--- Task to complete ---
Take the line containing "Generate a Python", the line containing "4.7, 2.5, 0.0]", and all lines between them, and transcribe them exactly. Leave out pictures.

-*-

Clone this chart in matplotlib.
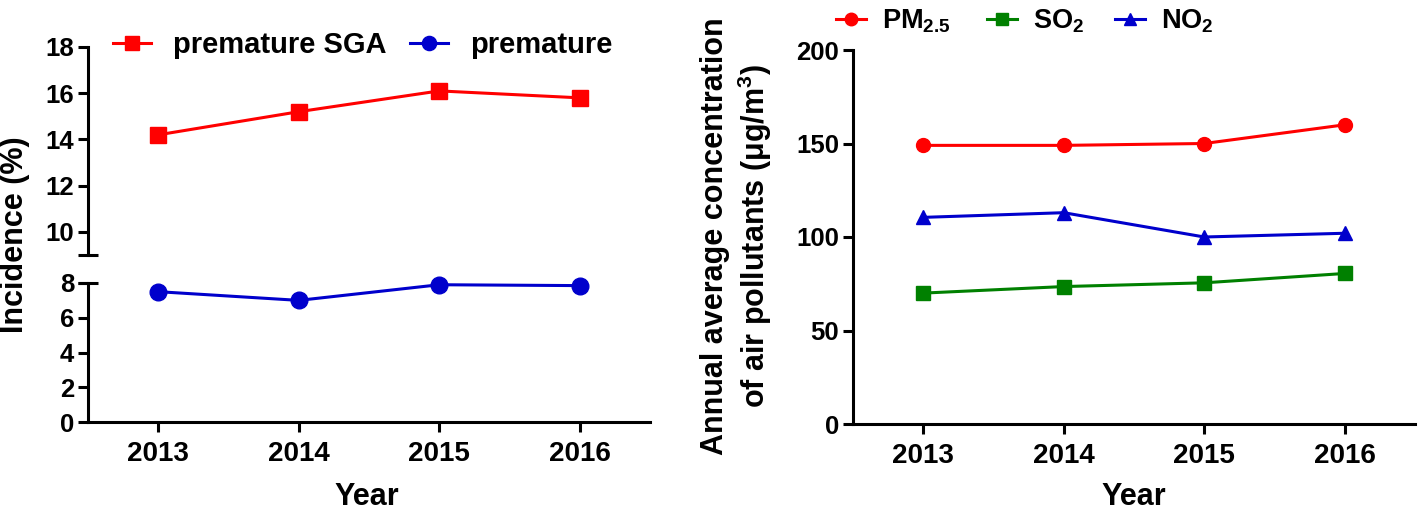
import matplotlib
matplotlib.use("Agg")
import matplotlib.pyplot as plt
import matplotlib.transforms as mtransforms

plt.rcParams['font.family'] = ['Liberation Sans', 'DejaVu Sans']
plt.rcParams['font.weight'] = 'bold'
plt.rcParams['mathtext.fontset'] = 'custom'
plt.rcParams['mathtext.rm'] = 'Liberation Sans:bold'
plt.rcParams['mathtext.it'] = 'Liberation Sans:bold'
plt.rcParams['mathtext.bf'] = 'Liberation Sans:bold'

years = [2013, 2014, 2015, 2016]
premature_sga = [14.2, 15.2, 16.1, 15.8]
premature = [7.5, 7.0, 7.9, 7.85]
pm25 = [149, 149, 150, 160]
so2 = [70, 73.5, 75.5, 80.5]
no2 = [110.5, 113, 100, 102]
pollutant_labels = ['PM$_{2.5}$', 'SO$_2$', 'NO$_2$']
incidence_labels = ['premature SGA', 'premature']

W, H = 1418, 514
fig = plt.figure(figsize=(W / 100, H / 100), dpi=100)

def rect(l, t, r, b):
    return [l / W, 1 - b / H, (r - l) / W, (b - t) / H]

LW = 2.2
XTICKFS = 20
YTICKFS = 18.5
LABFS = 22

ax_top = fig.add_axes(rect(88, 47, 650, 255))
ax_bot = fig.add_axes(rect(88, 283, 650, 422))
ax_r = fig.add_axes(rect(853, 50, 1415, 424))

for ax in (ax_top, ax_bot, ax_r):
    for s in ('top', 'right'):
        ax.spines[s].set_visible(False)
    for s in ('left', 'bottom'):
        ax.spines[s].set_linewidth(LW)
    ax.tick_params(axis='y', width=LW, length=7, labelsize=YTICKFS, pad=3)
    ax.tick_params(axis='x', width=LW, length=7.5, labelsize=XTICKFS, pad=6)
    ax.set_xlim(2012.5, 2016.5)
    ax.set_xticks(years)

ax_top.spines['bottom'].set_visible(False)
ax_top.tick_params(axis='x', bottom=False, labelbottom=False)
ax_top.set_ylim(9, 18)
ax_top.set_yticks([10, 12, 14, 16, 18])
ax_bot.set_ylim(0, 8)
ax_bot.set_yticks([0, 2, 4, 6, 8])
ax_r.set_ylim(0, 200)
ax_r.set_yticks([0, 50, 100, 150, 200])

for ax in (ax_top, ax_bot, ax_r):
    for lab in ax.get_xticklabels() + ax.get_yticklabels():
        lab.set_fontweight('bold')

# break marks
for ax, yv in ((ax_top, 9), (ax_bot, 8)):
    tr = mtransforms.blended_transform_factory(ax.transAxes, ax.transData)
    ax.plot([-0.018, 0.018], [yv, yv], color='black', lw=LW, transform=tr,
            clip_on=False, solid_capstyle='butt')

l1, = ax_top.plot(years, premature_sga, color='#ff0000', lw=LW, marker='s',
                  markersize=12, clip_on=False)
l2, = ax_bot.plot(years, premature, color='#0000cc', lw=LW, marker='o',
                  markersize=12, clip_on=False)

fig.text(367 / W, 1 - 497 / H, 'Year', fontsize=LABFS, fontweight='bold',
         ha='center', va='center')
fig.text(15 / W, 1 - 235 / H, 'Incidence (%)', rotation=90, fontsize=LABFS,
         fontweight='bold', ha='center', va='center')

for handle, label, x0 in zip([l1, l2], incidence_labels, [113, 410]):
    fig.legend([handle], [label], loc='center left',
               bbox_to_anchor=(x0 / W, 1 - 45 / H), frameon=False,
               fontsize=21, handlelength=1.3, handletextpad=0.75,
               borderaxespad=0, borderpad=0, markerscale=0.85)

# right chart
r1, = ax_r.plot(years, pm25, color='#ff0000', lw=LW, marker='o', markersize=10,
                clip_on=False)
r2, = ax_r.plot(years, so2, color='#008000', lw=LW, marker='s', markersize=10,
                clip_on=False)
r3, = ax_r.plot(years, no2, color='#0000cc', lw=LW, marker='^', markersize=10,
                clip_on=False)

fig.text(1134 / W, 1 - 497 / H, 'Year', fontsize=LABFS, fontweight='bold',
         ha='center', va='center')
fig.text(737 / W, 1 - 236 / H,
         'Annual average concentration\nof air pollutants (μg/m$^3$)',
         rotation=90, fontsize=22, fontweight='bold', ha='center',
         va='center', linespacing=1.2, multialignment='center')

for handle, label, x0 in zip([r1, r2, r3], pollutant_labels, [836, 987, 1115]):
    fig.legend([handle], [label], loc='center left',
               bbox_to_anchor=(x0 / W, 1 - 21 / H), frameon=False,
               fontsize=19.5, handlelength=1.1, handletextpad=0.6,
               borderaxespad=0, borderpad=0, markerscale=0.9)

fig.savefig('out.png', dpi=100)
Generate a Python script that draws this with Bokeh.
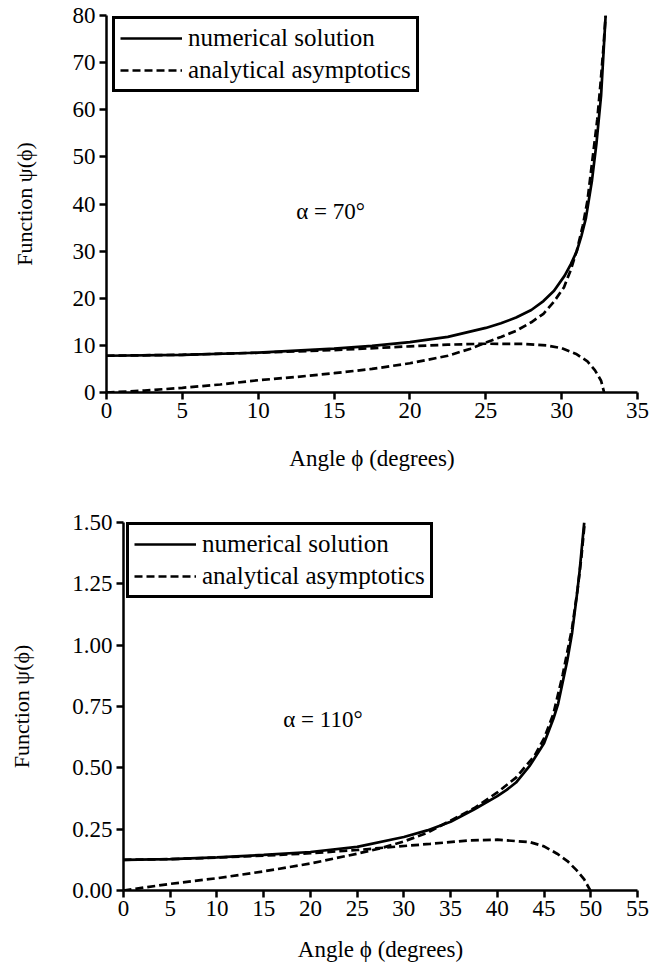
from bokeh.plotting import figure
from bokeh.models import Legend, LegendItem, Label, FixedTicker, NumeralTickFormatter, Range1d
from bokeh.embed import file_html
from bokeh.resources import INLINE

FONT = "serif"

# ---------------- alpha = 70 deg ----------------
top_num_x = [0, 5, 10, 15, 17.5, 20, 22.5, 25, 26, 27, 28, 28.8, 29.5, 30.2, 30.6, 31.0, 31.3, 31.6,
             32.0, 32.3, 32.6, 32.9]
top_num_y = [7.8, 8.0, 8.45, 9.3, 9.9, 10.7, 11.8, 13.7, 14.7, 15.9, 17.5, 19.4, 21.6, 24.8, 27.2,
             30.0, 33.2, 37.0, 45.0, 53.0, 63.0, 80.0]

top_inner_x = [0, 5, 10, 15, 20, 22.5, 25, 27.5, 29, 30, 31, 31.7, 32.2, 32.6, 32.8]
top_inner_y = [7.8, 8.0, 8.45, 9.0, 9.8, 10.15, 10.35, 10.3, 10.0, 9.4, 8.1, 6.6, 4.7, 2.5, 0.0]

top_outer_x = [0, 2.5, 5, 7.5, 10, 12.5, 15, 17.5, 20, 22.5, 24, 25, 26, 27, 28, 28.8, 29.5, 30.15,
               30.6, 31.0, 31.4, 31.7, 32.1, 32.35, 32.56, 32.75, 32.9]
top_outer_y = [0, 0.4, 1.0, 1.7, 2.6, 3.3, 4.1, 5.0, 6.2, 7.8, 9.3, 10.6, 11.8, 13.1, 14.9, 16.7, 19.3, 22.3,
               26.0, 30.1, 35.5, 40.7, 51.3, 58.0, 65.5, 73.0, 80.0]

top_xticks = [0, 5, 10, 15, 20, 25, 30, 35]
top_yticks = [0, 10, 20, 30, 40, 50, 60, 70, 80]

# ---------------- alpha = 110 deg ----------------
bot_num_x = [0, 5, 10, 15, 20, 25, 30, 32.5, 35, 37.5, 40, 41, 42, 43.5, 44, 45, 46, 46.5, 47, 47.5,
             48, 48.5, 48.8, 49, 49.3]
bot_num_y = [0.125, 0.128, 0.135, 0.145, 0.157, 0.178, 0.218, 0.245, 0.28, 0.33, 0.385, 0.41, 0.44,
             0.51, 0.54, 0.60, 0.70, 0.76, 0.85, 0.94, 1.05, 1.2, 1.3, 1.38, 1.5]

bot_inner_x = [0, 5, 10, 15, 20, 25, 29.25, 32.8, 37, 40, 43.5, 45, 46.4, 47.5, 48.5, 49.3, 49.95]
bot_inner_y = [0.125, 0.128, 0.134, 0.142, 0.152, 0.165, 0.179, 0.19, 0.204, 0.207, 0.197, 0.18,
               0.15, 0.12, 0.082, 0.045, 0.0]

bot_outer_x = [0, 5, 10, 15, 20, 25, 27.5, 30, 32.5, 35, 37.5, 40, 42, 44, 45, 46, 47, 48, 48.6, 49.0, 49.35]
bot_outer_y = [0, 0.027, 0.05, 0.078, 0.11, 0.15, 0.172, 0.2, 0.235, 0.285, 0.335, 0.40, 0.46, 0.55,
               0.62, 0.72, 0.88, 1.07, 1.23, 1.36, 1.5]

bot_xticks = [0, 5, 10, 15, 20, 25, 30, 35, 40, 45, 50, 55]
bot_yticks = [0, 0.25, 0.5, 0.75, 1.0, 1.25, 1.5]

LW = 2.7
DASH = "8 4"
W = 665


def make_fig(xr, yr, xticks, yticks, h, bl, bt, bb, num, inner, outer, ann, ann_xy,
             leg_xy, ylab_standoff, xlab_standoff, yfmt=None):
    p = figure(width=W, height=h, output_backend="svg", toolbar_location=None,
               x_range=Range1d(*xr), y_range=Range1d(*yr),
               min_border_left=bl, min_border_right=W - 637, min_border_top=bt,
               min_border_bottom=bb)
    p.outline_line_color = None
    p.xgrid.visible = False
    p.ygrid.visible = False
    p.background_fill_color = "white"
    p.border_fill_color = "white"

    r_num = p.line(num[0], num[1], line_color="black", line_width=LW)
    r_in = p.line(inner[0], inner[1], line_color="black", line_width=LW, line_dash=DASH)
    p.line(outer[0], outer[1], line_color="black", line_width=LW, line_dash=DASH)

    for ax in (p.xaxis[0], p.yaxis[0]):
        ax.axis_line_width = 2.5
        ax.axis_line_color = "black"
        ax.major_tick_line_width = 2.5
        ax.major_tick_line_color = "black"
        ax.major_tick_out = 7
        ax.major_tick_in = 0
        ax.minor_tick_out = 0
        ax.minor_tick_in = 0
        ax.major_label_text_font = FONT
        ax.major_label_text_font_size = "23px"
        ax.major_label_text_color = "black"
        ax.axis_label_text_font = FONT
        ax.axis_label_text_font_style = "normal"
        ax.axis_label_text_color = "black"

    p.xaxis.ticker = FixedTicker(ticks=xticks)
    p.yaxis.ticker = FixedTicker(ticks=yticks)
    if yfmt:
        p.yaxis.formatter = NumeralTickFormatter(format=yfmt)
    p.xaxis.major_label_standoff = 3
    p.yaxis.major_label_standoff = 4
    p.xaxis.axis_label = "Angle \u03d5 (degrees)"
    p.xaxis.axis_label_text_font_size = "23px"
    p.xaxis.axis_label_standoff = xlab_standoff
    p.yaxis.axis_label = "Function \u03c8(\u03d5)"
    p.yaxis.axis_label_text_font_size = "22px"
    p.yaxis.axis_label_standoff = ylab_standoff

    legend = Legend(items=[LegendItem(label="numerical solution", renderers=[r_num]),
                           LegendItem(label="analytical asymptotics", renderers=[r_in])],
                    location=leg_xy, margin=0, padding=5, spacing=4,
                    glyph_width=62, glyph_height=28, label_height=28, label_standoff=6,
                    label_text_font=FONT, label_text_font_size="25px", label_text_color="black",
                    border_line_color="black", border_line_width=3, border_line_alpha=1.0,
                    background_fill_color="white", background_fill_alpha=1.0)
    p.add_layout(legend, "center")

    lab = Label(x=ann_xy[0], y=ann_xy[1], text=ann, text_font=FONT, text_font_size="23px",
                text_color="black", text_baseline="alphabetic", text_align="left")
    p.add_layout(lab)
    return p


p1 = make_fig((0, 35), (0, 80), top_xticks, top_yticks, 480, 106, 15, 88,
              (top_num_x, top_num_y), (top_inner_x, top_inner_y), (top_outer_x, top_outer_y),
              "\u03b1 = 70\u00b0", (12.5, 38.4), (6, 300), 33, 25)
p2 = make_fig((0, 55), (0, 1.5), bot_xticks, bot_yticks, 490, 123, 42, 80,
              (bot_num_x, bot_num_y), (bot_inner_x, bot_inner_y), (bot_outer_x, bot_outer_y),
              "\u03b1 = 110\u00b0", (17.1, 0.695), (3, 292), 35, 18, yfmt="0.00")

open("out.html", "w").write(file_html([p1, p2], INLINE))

-*-

--- Reply ---
Generate a Python script that draws this with Bokeh.
from bokeh.plotting import figure
from bokeh.models import Legend, LegendItem, Label, FixedTicker, NumeralTickFormatter, Range1d
from bokeh.embed import file_html
from bokeh.resources import INLINE

FONT = "serif"

# ---------------- alpha = 70 deg ----------------
top_num_x = [0, 5, 10, 15, 17.5, 20, 22.5, 25, 26, 27, 28, 28.8, 29.5, 30.2, 30.6, 31.0, 31.3, 31.6,
             32.0, 32.3, 32.6, 32.9]
top_num_y = [7.8, 8.0, 8.45, 9.3, 9.9, 10.7, 11.8, 13.7, 14.7, 15.9, 17.5, 19.4, 21.6, 24.8, 27.2,
             30.0, 33.2, 37.0, 45.0, 53.0, 63.0, 80.0]

top_inner_x = [0, 5, 10, 15, 20, 22.5, 25, 27.5, 29, 30, 31, 31.7, 32.2, 32.6, 32.8]
top_inner_y = [7.8, 8.0, 8.45, 9.0, 9.8, 10.15, 10.35, 10.3, 10.0, 9.4, 8.1, 6.6, 4.7, 2.5, 0.0]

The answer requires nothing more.